There is a balance to be struck between the kind of optimism that naturally attaches itself to a young English footballer emerging at just the right time for a World Cup, and past lessons of false dawns and unsustainable expectation. If Barkley is as good as many hope he will be, he can look forward to a whole career's worth of that cocktail of fame, adulation and pressure. For now Hodgson is trying every way possible to take the pressure off.
His criticism of the player after the Ecuador game was a little heavy-handed but it served a purpose. In the constant search for a saviour for English football, the last thing Barkley needs is to take the mantle straight off Rooney's shoulders. As a young footballer he has plenty of great games to come. He has plenty of bad ones too before he reaches maturity – it is always the way. Let us remind ourselves that Wednesday was his only his fifth cap for England, and his first start.
It was only right that Hodgson batted back a comparison made between Barkley and Paul Gascoigne that was offered rather prematurely after Wednesday's game. "He's a talented boy and I'm not criticising him," Hodgson said. "I'm just making certain that people don't get too carried away.
"Unfortunately, we know also it's too easy to concentrate on the good things. You would need to watch the game again for 90 minutes through my eyes and see the performance as a whole and not just see the cameo moments where he did brilliantly. That's the point I'm making.

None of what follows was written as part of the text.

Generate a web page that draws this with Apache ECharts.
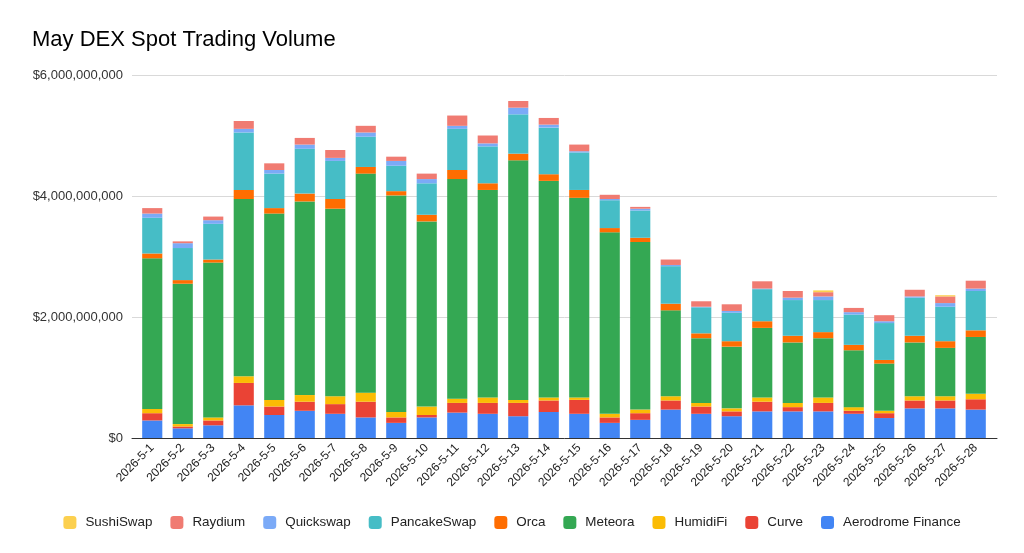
<!DOCTYPE html>
<html>
<head>
<meta charset="utf-8">
<script src="https://cdn.jsdelivr.net/npm/echarts@6/dist/echarts.min.js"></script>
<style>html,body{margin:0;padding:0;background:#fff}#c{width:1024px;height:553px}</style>
</head>
<body>
<div id="c"></div>
<script>
// values in millions of USD
const categories = ['2026-5-1','2026-5-2','2026-5-3','2026-5-4','2026-5-5','2026-5-6','2026-5-7','2026-5-8','2026-5-9','2026-5-10','2026-5-11','2026-5-12','2026-5-13','2026-5-14','2026-5-15','2026-5-16','2026-5-17','2026-5-18','2026-5-19','2026-5-20','2026-5-21','2026-5-22','2026-5-23','2026-5-24','2026-5-25','2026-5-26','2026-5-27','2026-5-28'];
const aerodrome = [290,160,210,540,380,450,400,340,250,340,420,400,360,430,400,250,300,470,400,360,440,440,440,400,330,490,490,470];
const curve     = [120,30,80,370,140,150,160,260,90,40,160,180,220,190,230,90,110,150,120,80,160,70,140,50,80,130,130,170];
const humidifi  = [70,40,50,110,110,110,130,150,90,140,70,90,50,50,40,60,60,70,60,50,70,70,90,60,40,70,70,90];
const meteora   = [2490,2320,2560,2930,3080,3200,3100,3620,3580,3060,3630,3430,3960,3580,3300,3000,2770,1420,1070,1020,1150,1000,980,940,780,890,800,940];
const orca      = [80,60,50,150,90,130,160,110,70,110,150,110,110,110,130,70,70,110,80,90,110,110,100,90,60,110,110,110];
const pancake   = [590,530,590,950,570,740,630,500,420,520,680,610,650,770,620,460,450,620,430,470,530,590,530,500,610,630,570,650];
const quickswap = [70,80,60,60,60,70,50,70,80,70,50,50,110,50,20,20,30,20,10,30,10,40,60,40,30,20,60,40];
const raydium   = [90,30,60,130,110,110,130,110,70,90,170,130,110,110,110,70,30,90,90,110,120,110,70,70,100,110,110,130];
const sushiswap = [0,0,0,0,0,0,0,0,0,0,0,0,0,0,0,0,0,0,0,0,0,0,30,0,0,0,20,0];
const yTicks = [0,2000,4000,6000];

const seriesDefs = [
  ['Aerodrome Finance', aerodrome, '#4285F4'],
  ['Curve', curve, '#EA4335'],
  ['HumidiFi', humidifi, '#FBBC04'],
  ['Meteora', meteora, '#34A853'],
  ['Orca', orca, '#FF6D01'],
  ['PancakeSwap', pancake, '#46BDC6'],
  ['Quickswap', quickswap, '#7BAAF7'],
  ['Raydium', raydium, '#F07B72'],
  ['SushiSwap', sushiswap, '#FCD04F']
];

const font = 'Liberation Sans, Arial, Helvetica, sans-serif';
const chart = echarts.init(document.getElementById('c'));
chart.setOption({
  animation: false,
  textStyle: {fontFamily: font},
  title: {text: 'May DEX Spot Trading Volume', left: 27, top: 24,
    textStyle: {fontFamily: font, fontSize: 22, fontWeight: 'normal', color: '#000'}},
  legend: {
    data: seriesDefs.map(s => s[0]).reverse(),
    top: 511, left: 'center', itemWidth: 13, itemHeight: 13, itemGap: 18, icon: 'roundRect',
    textStyle: {fontFamily: font, fontSize: 13.4, color: '#222', padding: [0, 0, 0, 4]}
  },
  grid: [
    {left: 132, right: 27, top: 75, bottom: 115, containLabel: false},
    {left: 137, right: 33, top: 75, bottom: 115, containLabel: false}
  ],
  xAxis: [
    {type: 'value', gridIndex: 0, min: 0, max: 1, axisLabel: {show: false}, axisTick: {show: false},
     splitLine: {show: false}, axisLine: {show: true, lineStyle: {color: '#333', width: 1}}},
    {type: 'category', gridIndex: 1, data: categories, axisLine: {show: false}, axisTick: {show: false},
     axisLabel: {rotate: 45, fontSize: 12, color: '#222', margin: 8, interval: 0, fontFamily: font}}
  ],
  yAxis: [
    {type: 'value', gridIndex: 0, min: 0, max: 6000, interval: 2000,
     axisLine: {show: false}, axisTick: {show: false},
     splitLine: {lineStyle: {color: '#d9d9d9', width: 1}},
     axisLabel: {fontSize: 13, color: '#333', margin: 9, fontFamily: font,
       formatter: v => yTicks.includes(v) ? '$' + (v * 1e6).toLocaleString('en-US') : ''}},
    {type: 'value', gridIndex: 1, min: 0, max: 6000, show: false, splitLine: {show: false}}
  ],
  series: seriesDefs.map(([name, data, color]) => ({
    name, type: 'bar', stack: 'total', xAxisIndex: 1, yAxisIndex: 1,
    data, barWidth: '66%', itemStyle: {color}
  }))
});
</script>
</body>
</html>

"I suppose what I'm trying to do is deflect tomorrow's newspapers from just being about Ross Barkley. That's what I'm trying to do." There are many things a modern England manager can control, with his nutritionists, video analysts, psychiatrists and perspiration experts but, unfortunately, tomorrow's newspapers remain one aspect of the job that the FA is yet to crack.
"I've seen so many times in the past what [building up a young player] can lead to," Hodgson said. "Not just us; all countries are the same. When an exciting talent comes on the scene we are very, very quick to build him up and turn a blind eye to some of his failings because we love so much the positive part of it."
Barkley's manager at Everton, Roberto Martinez, acknowledged as much when he said that he thought Hodgson was just trying to "protect" the player with his remarks. "At the moment Ross is perfectly suited to playing in the No 10 role, but in time he will develop into the complete midfielder," Martinez said. "Nothing fazes him, but the World Cup is a massive event and Ross needs protection. We just need to calm things down a bit and don't expect too much from him."
Life is about to change for Barkley, especially if he is named in the side to face Italy a week Saturday, which is a possibility, if by no means a certainty. With Alex Oxlade-Chamberlain injured and Raheem Sterling suspended for this Saturday's game, the focus switches to him. His career has accelerated over the last 12 months but nothing makes the curve steepen like a World Cup finals.
How he handles it will be impossible to tell. There is no preparation for a life-changing event such as this.